■ REQUEST: Keep only the lines from the top of the listing through the one with "plt.rcParams['font.family'] = 'DejaVu Sans'", and reproduce them unaltered.

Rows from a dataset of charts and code
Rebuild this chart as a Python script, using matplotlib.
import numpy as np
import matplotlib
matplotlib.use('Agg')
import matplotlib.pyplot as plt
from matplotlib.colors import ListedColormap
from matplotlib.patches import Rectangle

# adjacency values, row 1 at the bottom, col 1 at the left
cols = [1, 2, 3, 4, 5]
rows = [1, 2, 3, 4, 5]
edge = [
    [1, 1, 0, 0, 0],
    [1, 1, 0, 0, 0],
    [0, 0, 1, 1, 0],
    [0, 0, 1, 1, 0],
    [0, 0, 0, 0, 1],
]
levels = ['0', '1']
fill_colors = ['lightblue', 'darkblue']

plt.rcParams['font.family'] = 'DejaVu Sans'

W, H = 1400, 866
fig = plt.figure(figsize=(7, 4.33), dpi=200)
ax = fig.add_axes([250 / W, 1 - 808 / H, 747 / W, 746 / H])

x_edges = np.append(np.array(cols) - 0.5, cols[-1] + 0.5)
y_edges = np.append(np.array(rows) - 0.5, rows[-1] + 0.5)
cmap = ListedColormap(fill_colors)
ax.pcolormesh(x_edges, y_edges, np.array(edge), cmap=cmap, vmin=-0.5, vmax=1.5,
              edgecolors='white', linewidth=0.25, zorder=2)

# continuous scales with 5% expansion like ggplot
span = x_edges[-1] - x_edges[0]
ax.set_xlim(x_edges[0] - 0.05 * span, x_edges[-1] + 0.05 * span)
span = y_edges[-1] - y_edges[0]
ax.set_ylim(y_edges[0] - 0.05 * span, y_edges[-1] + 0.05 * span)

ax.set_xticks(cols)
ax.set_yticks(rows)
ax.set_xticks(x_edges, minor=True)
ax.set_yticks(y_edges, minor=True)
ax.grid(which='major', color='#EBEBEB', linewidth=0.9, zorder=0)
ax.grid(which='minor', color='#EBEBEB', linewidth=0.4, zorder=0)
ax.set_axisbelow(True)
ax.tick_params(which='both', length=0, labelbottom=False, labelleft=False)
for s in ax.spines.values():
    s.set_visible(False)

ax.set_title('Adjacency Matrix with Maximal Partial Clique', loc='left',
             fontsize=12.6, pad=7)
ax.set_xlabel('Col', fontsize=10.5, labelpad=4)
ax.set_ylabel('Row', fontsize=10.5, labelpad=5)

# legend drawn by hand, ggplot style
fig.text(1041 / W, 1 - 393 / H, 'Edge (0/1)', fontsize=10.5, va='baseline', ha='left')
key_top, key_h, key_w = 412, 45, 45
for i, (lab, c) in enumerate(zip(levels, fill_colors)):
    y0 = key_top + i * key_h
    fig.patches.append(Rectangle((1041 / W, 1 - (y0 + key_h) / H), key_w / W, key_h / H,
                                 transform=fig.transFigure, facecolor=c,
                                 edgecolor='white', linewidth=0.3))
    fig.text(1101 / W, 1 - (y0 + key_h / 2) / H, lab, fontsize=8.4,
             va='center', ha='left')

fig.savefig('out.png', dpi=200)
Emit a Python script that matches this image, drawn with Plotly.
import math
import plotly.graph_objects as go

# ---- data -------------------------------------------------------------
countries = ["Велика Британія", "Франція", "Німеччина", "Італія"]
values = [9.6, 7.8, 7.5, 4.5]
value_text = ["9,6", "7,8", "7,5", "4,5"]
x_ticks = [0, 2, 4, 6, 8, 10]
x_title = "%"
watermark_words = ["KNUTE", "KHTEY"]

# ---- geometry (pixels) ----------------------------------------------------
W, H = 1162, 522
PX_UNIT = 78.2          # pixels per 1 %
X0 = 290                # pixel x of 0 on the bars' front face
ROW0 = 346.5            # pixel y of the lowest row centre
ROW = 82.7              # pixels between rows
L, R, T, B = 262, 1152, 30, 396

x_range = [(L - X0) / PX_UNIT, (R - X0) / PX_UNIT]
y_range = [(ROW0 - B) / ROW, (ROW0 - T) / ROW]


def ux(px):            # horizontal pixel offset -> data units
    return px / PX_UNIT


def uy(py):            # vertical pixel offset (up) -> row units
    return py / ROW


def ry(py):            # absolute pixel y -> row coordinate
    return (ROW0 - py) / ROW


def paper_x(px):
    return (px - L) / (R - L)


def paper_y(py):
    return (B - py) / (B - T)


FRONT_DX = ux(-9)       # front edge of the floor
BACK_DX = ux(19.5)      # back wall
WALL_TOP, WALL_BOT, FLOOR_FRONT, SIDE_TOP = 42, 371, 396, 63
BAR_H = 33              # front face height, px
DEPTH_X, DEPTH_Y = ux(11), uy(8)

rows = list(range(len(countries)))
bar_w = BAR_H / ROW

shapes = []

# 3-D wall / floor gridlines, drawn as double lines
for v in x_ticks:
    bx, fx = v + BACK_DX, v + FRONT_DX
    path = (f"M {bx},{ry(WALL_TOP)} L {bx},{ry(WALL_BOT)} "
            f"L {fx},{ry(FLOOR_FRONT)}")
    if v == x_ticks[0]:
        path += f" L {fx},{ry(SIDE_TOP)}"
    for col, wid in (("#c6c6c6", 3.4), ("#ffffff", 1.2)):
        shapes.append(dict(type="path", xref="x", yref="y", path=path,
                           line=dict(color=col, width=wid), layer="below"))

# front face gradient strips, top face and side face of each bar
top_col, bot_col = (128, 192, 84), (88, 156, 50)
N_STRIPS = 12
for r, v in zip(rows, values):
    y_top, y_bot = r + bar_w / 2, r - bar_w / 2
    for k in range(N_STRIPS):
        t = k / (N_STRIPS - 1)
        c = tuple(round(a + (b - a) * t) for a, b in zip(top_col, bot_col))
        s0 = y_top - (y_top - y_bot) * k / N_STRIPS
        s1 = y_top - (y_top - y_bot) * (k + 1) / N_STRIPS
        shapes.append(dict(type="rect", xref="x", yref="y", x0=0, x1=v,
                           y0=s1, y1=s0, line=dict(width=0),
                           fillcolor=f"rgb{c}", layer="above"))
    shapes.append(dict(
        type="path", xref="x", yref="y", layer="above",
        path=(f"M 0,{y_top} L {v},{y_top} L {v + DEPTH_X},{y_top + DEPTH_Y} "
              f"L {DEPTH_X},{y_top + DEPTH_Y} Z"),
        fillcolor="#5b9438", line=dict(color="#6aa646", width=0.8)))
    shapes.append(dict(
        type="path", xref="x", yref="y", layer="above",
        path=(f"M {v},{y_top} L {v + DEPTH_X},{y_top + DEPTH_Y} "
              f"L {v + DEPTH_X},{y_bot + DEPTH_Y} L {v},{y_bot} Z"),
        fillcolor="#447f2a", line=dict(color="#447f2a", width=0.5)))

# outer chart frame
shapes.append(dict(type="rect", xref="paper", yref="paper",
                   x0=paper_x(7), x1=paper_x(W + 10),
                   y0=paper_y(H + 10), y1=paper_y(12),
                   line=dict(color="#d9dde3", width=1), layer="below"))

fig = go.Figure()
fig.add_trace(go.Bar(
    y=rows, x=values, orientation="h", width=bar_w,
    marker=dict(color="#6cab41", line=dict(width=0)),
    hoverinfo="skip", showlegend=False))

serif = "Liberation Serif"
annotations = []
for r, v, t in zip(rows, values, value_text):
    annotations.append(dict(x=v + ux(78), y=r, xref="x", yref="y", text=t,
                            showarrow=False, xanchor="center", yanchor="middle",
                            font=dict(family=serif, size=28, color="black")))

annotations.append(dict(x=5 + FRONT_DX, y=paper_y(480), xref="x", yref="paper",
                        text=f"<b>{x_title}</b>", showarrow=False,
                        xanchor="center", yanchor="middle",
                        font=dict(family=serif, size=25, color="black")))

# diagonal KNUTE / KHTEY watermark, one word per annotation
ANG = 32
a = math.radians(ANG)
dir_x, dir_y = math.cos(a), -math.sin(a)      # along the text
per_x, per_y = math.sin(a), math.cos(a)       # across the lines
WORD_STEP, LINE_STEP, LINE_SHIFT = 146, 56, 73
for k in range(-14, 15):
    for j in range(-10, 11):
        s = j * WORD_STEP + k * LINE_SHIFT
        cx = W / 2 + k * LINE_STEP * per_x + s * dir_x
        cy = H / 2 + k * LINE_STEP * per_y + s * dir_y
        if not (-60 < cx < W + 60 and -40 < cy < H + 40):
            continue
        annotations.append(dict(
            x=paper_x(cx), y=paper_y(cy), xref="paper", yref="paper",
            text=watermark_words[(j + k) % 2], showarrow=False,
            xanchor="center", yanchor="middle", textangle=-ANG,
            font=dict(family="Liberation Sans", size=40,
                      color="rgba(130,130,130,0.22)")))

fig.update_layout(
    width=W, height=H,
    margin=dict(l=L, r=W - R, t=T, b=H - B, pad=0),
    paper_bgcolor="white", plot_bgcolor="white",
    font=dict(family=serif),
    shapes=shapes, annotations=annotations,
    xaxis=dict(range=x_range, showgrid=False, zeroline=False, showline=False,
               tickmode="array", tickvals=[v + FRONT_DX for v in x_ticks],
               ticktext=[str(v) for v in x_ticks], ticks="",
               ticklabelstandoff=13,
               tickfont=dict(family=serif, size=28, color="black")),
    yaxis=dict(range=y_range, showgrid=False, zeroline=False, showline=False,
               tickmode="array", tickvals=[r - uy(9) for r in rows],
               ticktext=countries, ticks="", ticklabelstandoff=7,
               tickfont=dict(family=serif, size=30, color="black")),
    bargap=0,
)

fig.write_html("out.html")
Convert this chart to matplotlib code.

■ SOLUTION TO THIS TASK:
Rebuild this chart as a Python script, using matplotlib.
import numpy as np
import matplotlib
matplotlib.use('Agg')
import matplotlib.pyplot as plt
from matplotlib.colors import ListedColormap
from matplotlib.patches import Rectangle

# adjacency values, row 1 at the bottom, col 1 at the left
cols = [1, 2, 3, 4, 5]
rows = [1, 2, 3, 4, 5]
edge = [
    [1, 1, 0, 0, 0],
    [1, 1, 0, 0, 0],
    [0, 0, 1, 1, 0],
    [0, 0, 1, 1, 0],
    [0, 0, 0, 0, 1],
]
levels = ['0', '1']
fill_colors = ['lightblue', 'darkblue']

plt.rcParams['font.family'] = 'DejaVu Sans'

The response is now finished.